Q: Given the findings of Crunch Time, is increased unemployment due to the COVID-19 pandemic likely to have different impacts on men and women? What actions could we take to mitigate this?
The economic fallout of the pandemic is already gendered in terms of who is losing jobs – and the new thing is that this is the first economic downturn where women are losing more jobs than men (The Great Recession of 2008, for instance, was also dubbed the ‘Mancession’ since so many of the jobs lost were in industries dominated by men, such as construction). But we’re also seeing a resurgence of mothers being pushed to quit their jobs during lockdowns in various countries as childcare centres and schools shut and kids were at home and had to be looked after by someone. I think what we’ll see is that amongst the unemployed, men’s job-searching will be privileged (as the findings from Crunch Time suggest), and they will be afforded resources to focus on job-searching while women will likely be handling a lot of things – with their job search being just one of them. This is not because women would prefer it this way, but simply because the buck seems to stop with them for a lot of things, including managing childcare, housework and generally keeping the house together. When I think about my research, I’m actually reminded a lot about what the frontier writer, Willa Cather, wrote, describing a woman who was experiencing downward mobility in the early twentieth century: ‘her lightness cost her something.’ This idea of performing a lightness, producing a sense of safety, a cosy home, whilst dealing with significant economic setbacks, has often fallen on women, and certainly my research suggests it will continue to.
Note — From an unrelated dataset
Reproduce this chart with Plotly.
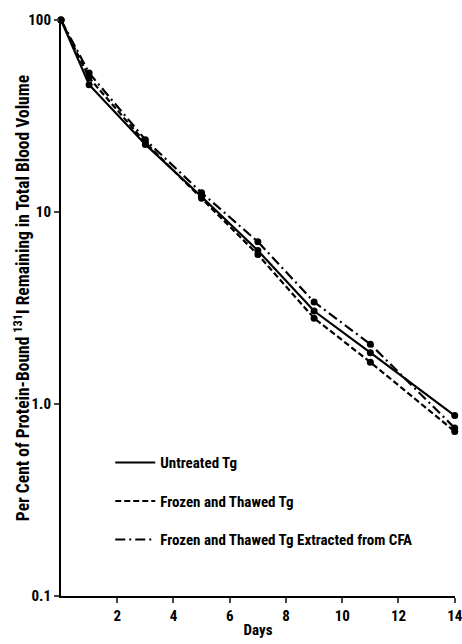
import plotly.graph_objects as go

days = [0, 1, 3, 5, 7, 9, 11, 14]
untreated = [100, 46, 22.5, 12.0, 6.3, 3.05, 1.85, 0.87]
frozen = [100, 50, 23.0, 11.8, 6.0, 2.8, 1.65, 0.72]
frozen_cfa = [100, 53, 23.8, 12.6, 7.0, 3.4, 2.05, 0.75]

names = ["Untreated Tg", "Frozen and Thawed Tg", "Frozen and Thawed Tg Extracted from CFA"]
dashes = ["solid", "6px,3px", "10px,4px,2px,4px"]
series = [untreated, frozen, frozen_cfa]

y_tickvals = [0.1, 1, 10, 100]
y_ticktext = ["0.1", "1.0", "10", "100"]
x_tickvals = [2, 4, 6, 8, 10, 12, 14]
y_title = "Per Cent of Protein-Bound <sup>131</sup>I Remaining in Total Blood Volume"

FONT = "Roboto Condensed, Open Sans Condensed, sans-serif"

fig = go.Figure()
for i, (nm, ds, ys) in enumerate(zip(names, dashes, series)):
    fig.add_trace(go.Scatter(x=days, y=ys, mode="lines", name=nm,
                             line=dict(color="black", width=2.2, dash=ds),
                             legendgroup=f"g{i}", showlegend=True, cliponaxis=False))
    fig.add_trace(go.Scatter(x=days, y=ys, mode="markers", showlegend=False,
                             marker=dict(color="black", size=7),
                             legendgroup=f"g{i}", hoverinfo="skip", cliponaxis=False))

fig.update_layout(
    width=462, height=644,
    margin=dict(l=61, r=7, t=20, b=48),
    paper_bgcolor="white", plot_bgcolor="white",
    font=dict(family=FONT, size=14, color="black"),
    legend=dict(x=0.125, y=0.26, xanchor="left", yanchor="top",
                bgcolor="rgba(0,0,0,0)", tracegroupgap=16,
                font=dict(family=FONT, size=15, color="black", weight="bold"),
                itemwidth=40),
)
fig.add_annotation(text=y_title, xref="paper", yref="paper", x=-0.099, y=0.517,
                   xanchor="center", yanchor="middle", textangle=-90, showarrow=False,
                   font=dict(family=FONT, size=17.5, weight="bold", color="black"))
fig.update_xaxes(range=[0, 14.01], tickvals=x_tickvals, ticks="outside", ticklen=5,
                 tickwidth=2, showline=True, linecolor="black", linewidth=2,
                 showgrid=False, zeroline=False, automargin=False,
                 ticklabeloverflow="allow",
                 tickfont=dict(family=FONT, size=15, weight="bold"),
                 title=dict(text="Days", standoff=0,
                            font=dict(family=FONT, size=15, weight="bold")))
fig.update_yaxes(type="log", range=[-1, 2], tickvals=y_tickvals, ticktext=y_ticktext,
                 ticks="outside", ticklen=5, tickwidth=2, showline=True,
                 linecolor="black", linewidth=2, showgrid=False, zeroline=False,
                 automargin=False, ticklabeloverflow="allow",
                 tickfont=dict(family=FONT, size=15, weight="bold"))

fig.write_html("out.html", config={"displayModeBar": False},
               post_script="document.body.style.margin='0';")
Some actions we can take to mitigate this include providing affordable and quality childcare. In my study, the women turned to the domestic realm simply because childcare was so expensive that they said financially it made no sense to pay for exorbitant daycare centres when they were unemployed (men did not say this). So the lack of childcare was a big factor that shaped how women in my study responded to unemployment. I think the second thing is really that employment simply is not stable enough to build a life around. When unemployment seeps into the lives of some of the most privileged workers and impacts them repeatedly, that’s a pretty good sign that how paid work is organised is broken. I don’t think the solution to this is policies like extending unemployment insurance benefits or even increasing the amount. I think it has to be a policy that recognises just how terribly insecure employment now is and tackles that head on. I think the policy that can best do that is probably Universal Basic Income.
Note: This interview gives the views of the author, and not the position of the LSE Review of Books blog, or of the London School of Economics. The interview was conducted by Dr Rosemary Deller, Managing Editor of the LSE Review of Books blog.